[Records contained in a dataset]
** begin **

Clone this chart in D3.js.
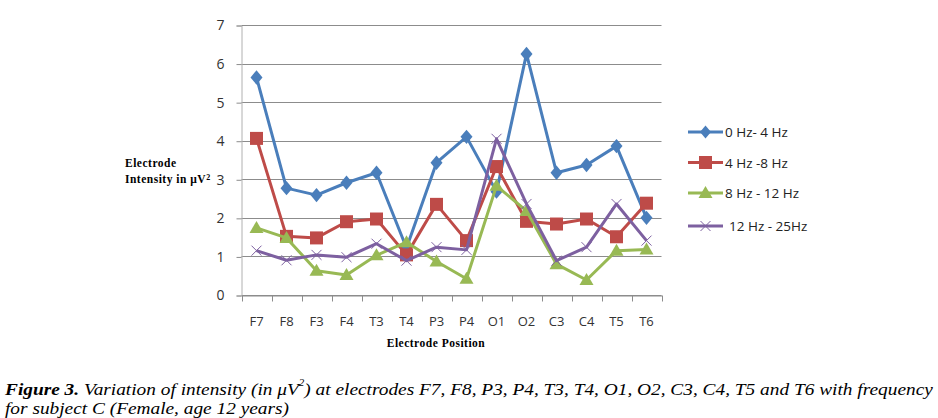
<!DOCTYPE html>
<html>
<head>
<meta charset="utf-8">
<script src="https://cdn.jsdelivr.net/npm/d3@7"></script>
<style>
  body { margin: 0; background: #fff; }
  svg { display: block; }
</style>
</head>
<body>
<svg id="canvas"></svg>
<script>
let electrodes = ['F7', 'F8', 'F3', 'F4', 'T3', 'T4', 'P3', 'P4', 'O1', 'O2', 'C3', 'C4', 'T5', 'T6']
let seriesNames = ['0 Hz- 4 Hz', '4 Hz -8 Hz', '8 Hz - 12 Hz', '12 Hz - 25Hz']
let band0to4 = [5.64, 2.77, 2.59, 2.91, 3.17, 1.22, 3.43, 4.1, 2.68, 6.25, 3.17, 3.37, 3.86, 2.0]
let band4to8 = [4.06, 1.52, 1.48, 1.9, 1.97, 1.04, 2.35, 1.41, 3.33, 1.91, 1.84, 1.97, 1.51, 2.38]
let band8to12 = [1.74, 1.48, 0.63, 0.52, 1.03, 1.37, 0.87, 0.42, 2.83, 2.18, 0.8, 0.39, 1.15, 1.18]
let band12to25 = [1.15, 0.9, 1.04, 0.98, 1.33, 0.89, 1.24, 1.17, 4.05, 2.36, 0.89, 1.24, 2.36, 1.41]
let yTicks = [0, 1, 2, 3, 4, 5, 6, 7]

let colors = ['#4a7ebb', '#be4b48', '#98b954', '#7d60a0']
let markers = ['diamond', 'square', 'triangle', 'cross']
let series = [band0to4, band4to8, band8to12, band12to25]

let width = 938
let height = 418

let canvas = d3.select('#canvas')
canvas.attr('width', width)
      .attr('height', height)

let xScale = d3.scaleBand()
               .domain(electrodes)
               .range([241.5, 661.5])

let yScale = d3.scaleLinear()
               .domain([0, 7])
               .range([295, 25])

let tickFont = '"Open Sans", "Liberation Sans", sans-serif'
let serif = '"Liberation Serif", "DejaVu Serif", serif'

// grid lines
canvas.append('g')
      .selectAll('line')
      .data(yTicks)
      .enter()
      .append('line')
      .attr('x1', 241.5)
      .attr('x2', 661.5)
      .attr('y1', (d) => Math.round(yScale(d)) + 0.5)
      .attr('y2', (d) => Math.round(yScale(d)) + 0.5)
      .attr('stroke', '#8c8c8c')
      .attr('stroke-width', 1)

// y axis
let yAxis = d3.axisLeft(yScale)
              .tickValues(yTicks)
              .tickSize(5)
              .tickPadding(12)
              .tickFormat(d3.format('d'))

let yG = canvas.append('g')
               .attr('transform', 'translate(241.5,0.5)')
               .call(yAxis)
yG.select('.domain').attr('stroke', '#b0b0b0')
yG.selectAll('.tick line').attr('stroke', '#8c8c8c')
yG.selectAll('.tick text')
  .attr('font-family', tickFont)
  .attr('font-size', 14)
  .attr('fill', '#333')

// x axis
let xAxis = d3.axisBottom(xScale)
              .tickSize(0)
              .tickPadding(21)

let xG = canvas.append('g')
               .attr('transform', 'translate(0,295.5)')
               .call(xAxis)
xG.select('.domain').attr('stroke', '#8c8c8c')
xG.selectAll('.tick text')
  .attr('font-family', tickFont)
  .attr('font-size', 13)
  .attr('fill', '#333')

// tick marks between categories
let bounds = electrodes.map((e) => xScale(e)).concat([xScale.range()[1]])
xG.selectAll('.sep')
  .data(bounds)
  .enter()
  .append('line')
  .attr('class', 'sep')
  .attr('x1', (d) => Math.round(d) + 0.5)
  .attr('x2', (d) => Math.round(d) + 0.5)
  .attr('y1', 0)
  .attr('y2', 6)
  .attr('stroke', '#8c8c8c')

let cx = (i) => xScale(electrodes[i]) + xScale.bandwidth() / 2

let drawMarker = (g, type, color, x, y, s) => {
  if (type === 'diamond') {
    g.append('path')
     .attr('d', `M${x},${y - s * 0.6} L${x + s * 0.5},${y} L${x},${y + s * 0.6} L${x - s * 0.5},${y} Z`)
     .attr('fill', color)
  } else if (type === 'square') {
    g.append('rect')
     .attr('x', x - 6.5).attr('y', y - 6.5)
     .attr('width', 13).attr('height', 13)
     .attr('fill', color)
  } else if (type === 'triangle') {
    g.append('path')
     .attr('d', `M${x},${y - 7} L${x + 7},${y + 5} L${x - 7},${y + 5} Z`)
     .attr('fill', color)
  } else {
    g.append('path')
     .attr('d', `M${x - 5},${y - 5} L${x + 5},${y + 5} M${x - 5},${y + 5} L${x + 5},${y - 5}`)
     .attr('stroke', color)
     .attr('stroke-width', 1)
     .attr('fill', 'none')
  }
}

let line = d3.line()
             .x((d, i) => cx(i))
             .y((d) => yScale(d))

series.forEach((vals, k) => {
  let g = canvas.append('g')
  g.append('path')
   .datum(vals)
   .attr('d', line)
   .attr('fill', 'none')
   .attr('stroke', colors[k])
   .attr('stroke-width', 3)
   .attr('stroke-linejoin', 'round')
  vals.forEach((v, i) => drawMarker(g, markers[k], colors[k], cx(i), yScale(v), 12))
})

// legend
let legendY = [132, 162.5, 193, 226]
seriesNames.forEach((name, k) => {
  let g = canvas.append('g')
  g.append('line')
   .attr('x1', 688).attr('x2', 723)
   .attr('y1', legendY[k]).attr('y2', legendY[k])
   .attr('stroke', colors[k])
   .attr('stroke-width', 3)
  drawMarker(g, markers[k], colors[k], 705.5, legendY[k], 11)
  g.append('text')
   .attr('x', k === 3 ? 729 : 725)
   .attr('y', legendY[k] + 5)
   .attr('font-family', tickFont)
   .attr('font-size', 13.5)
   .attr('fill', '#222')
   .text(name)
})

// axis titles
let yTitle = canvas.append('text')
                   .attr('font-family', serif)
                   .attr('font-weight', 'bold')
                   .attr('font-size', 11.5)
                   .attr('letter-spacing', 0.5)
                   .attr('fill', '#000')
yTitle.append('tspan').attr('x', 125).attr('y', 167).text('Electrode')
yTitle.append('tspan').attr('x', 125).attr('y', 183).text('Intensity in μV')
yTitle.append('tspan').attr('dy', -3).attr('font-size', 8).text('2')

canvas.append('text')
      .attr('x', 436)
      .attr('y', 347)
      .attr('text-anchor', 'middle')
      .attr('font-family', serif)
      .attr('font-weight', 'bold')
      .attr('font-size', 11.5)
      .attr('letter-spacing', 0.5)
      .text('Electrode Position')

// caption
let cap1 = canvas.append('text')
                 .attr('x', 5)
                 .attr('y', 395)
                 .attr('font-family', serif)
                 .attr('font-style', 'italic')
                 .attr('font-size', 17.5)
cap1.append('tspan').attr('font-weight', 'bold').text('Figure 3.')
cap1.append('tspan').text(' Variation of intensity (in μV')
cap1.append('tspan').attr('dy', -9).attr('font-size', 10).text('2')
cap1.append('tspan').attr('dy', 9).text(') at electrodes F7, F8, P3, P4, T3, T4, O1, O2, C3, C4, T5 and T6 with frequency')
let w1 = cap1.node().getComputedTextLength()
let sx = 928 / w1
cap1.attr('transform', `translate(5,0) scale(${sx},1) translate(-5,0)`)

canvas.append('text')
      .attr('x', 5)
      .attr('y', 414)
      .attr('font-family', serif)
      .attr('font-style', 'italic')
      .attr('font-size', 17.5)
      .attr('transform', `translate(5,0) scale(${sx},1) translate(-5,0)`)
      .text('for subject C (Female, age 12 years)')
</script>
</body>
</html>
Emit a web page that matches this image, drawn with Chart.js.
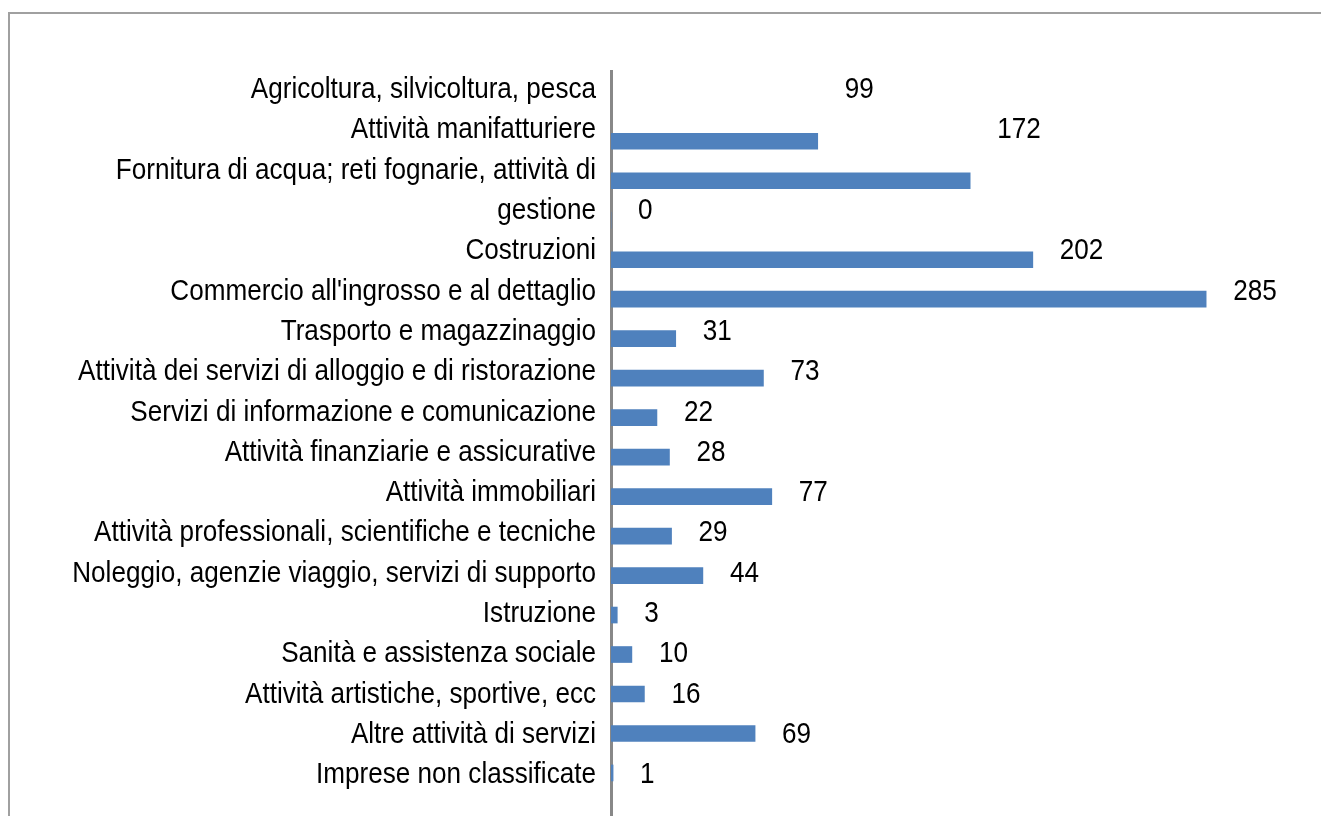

** end **

= SET EXERCISE =
Copy every single line of the material above that holds "with".

= TASK SOLUTION =
cap1.append('tspan').attr('dy', 9).text(') at electrodes F7, F8, P3, P4, T3, T4, O1, O2, C3, C4, T5 and T6 with frequency')
Emit a web page that matches this image, drawn with Chart.js.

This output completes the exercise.